According to Allain, by the mid-1990s CAUT had been working for more than 10 years within a loose federation of national academic staff associations and unions around the world to promote academic freedom and to defend the interests of academics and researchers. Working with these associations, Pat Finn of the Carleton University Academic Staff Association agreed to develop a detailed proposal for a joint UNESCO/ILO declaration.

In 1994 the Canadian Commission for UNESCO, with the support of the CAUT executive, seconded then CAUT executive director Donald Savage to UNESCO headquarters in Paris to draft a final proposal.

Savage says the proposal went through several drafts and faced stiff opposition from a number of “authoritarian and right-wing governments.”

According to Savage, Nigeria and Saudi Arabia were strongly opposed, but so were some conservative Western governments and other nations whose cultural histories did not recognize or understand academic freedom.

It required years of difficult negotiations to overcome resistance in UNESCO, but the recommendation was eventually adopted by member states at the general conference on Nov. 11, 1997.

“As a recommendation, the statement doesn’t have the force of law like a convention or a treaty,” says Allain. “But 10 years on, it is being used in a range of political and collective bargaining strategies.”

Allain cites a lengthening list of Canadian labour arbitrations where the recommendation has played a highly-visible and practical role in the defence of academic freedom.

In Malaga, Australian National Tertiary Education Union president Carolyn Allport also announced her union has made the first ever complaint to UNESCO alleging violation of the recommendation. The NTEU’s action stems from legislation enacted by the former John Howard-driven government in Australia that seriously undermined the academic and collective bargaining rights of staff.
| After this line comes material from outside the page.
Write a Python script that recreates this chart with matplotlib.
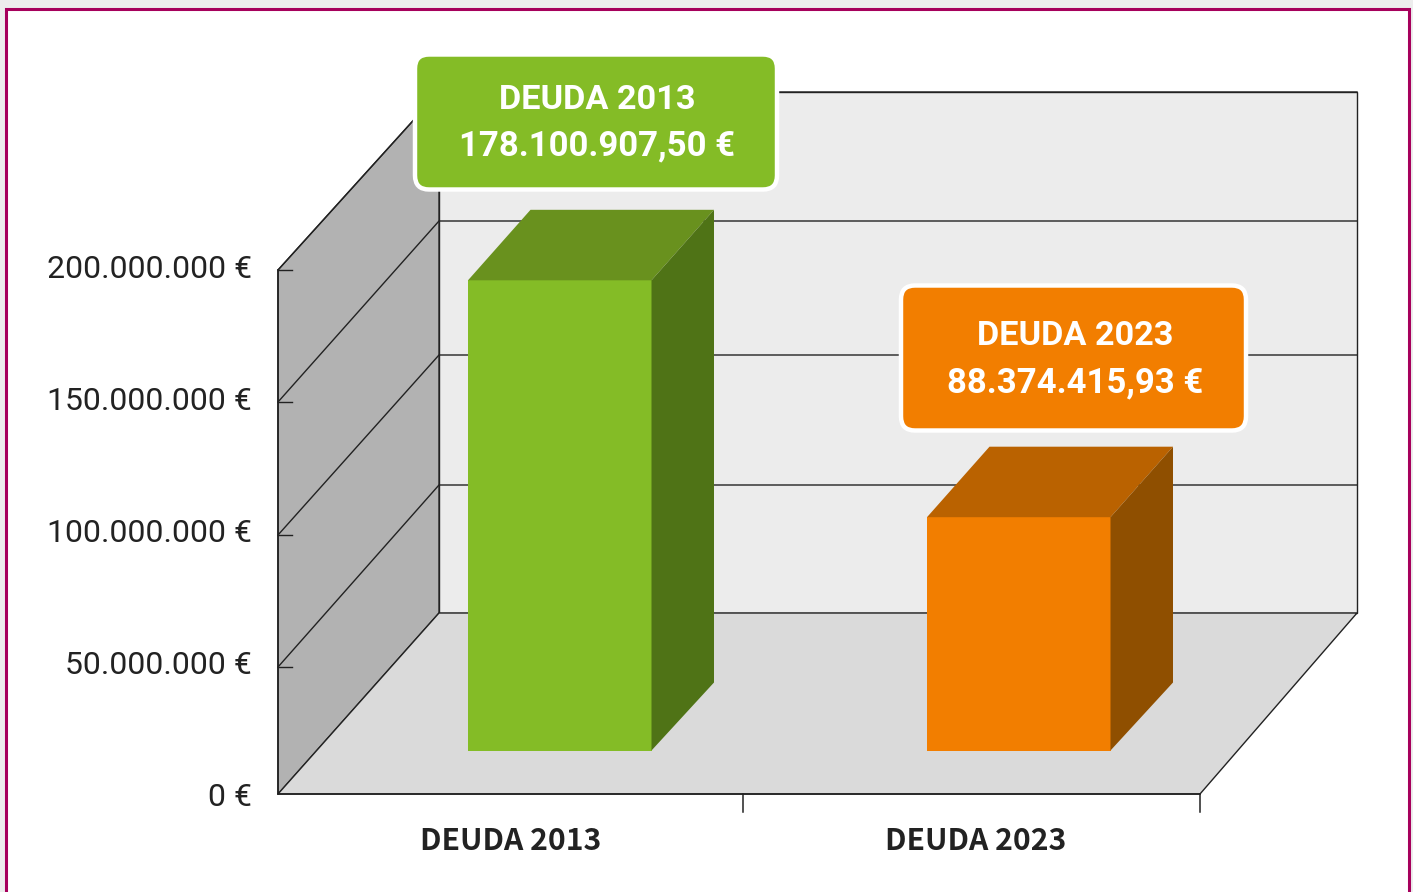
import numpy as np
import matplotlib
matplotlib.use("Agg")
import matplotlib.pyplot as plt
from matplotlib.patches import Polygon, FancyBboxPatch, Rectangle

# Data
categories = ["DEUDA 2013", "DEUDA 2023"]
debt_values = [178100907.50, 88374415.93]
debt_labels = ["178.100.907,50 €", "88.374.415,93 €"]
tick_values = [0, 50000000, 100000000, 150000000, 200000000]
tick_labels = ["0 €", "50.000.000 €", "100.000.000 €", "150.000.000 €", "200.000.000 €"]

face_colors = ["#84BC26", "#F27E00"]
top_colors = ["#69911E", "#BA6200"]
side_colors = ["#4F7316", "#8F4F00"]

# Layout of the fake 3D box, in pixels
FX0, FX1 = 278, 1200      # front edge of floor
BX0, BX1 = 439, 1357      # back wall
FY0, BY0 = 794, 613       # floor front/back
FRONT_TICKS_PX = [799, 667, 535, 402, 270]
BACK_TICKS_PX = [613, 485, 355, 221, 92]
LABEL_Y_PX = [798, 666, 534, 402, 270]
BAR_BASE = 750.5
BAR_LEFT = [468, 927]
BAR_W = 183.5
DX, DY_TOP, DY_BASE = 62.5, 70.5, 68
PX_PER_EURO = 2.64e-6
LINE = "#222222"
LW = 1.0


def front_y(v):
    return min(np.interp(v, tick_values, FRONT_TICKS_PX), FY0)


def back_y(v):
    return np.interp(v, tick_values, BACK_TICKS_PX)


fig = plt.figure(figsize=(14.13, 8.92), dpi=100, facecolor="#EDEDED")
ax = fig.add_axes([0, 0, 1, 1])
ax.set_xlim(0, 1413)
ax.set_ylim(892, 0)
ax.axis("off")
plt.rcParams["font.family"] = ["Roboto", "DejaVu Sans"]

# Page frame
ax.add_patch(Rectangle((6, 9), 1403, 900, fc="white", ec="#A6005C", lw=2.2, zorder=0))

# Walls and floor
top_v = tick_values[-1]
ax.add_patch(Polygon([(BX0, back_y(top_v)), (BX1, back_y(top_v)), (BX1, BY0), (BX0, BY0)],
                     fc="#ECECEC", ec=LINE, lw=LW, zorder=1))
ax.add_patch(Polygon([(FX0, front_y(top_v)), (BX0, back_y(top_v)), (BX0, BY0), (FX0, FY0)],
                     fc="#B2B2B2", ec=LINE, lw=LW, zorder=1))
ax.add_patch(Polygon([(FX0, FY0), (BX0, BY0), (BX1, BY0), (FX1, FY0)],
                     fc="#DADADA", ec=LINE, lw=LW, zorder=1))

# Gridlines and y ticks
for v, lab, ly in zip(tick_values, tick_labels, LABEL_Y_PX):
    if v > 0:
        ax.plot([FX0, BX0, BX1], [front_y(v), back_y(v), back_y(v)], color=LINE, lw=LW, zorder=2)
        ax.plot([FX0, FX0 + 14], [front_y(v), front_y(v)], color=LINE, lw=LW, zorder=2)
    ax.text(252, ly, lab, ha="right", va="center", fontsize=23, color="#222222", zorder=5)

# Front edge and x ticks
ax.plot([FX0, FX0], [front_y(top_v), FY0], color=LINE, lw=1.2, zorder=3)
ax.plot([FX0, FX1], [FY0, FY0], color=LINE, lw=1.2, zorder=3)
for x in [743, FX1]:
    ax.plot([x, x], [FY0, 812], color=LINE, lw=1.1, zorder=3)

# Bars
for i, val in enumerate(debt_values):
    x0 = BAR_LEFT[i]
    x1 = x0 + BAR_W
    ytop = BAR_BASE - val * PX_PER_EURO
    ax.add_patch(Polygon([(x0, BAR_BASE), (x1, BAR_BASE), (x1, ytop), (x0, ytop)],
                         fc=face_colors[i], ec="none", zorder=4))
    ax.add_patch(Polygon([(x0, ytop), (x1, ytop), (x1 + DX, ytop - DY_TOP), (x0 + DX, ytop - DY_TOP)],
                         fc=top_colors[i], ec="none", zorder=4))
    ax.add_patch(Polygon([(x1, BAR_BASE), (x1 + DX, BAR_BASE - DY_BASE), (x1 + DX, ytop - DY_TOP), (x1, ytop)],
                         fc=side_colors[i], ec="none", zorder=4))

# Callout boxes
boxes = [(415, 54.5, 362, 135), (901, 285.5, 345, 145)]
text_x = [597, 1075.5]
text_y = [[100, 146], [336, 383]]
for i, (x, y, w, h) in enumerate(boxes):
    ax.add_patch(FancyBboxPatch((x + 14, y + 14), w - 28, h - 28,
                                boxstyle="round,pad=14,rounding_size=14",
                                fc=face_colors[i], ec="white", lw=3.2, zorder=6))
    ax.text(text_x[i], text_y[i][0], categories[i], ha="center", va="center",
            fontsize=24.7, fontweight="bold", color="white", zorder=7)
    ax.text(text_x[i], text_y[i][1], debt_labels[i], ha="center", va="center",
            fontsize=25, fontweight="bold", color="white", zorder=7)

# Category labels
for lab, x in zip(categories, [511, 976]):
    ax.text(x, 841, lab, ha="center", va="center", fontsize=21.7, fontweight="bold",
            family=["Noto Sans CJK JP", "DejaVu Sans"], color="#222222", zorder=5)

fig.savefig("out.png", dpi=100, facecolor=fig.get_facecolor())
“We need to make use of the UNESCO recommendation more often and more effectively,” Allport said. “We need to be more active in promoting the recommendation as the core international standard for higher education and research workers.”

“Ten years after the adoption of a major international initiative focused on academic staff rights, Canada and CAUT are in the limelight,” Allain says. “We should be very proud that CAUT led the way in drafting and winning endorsement of the recommendation.”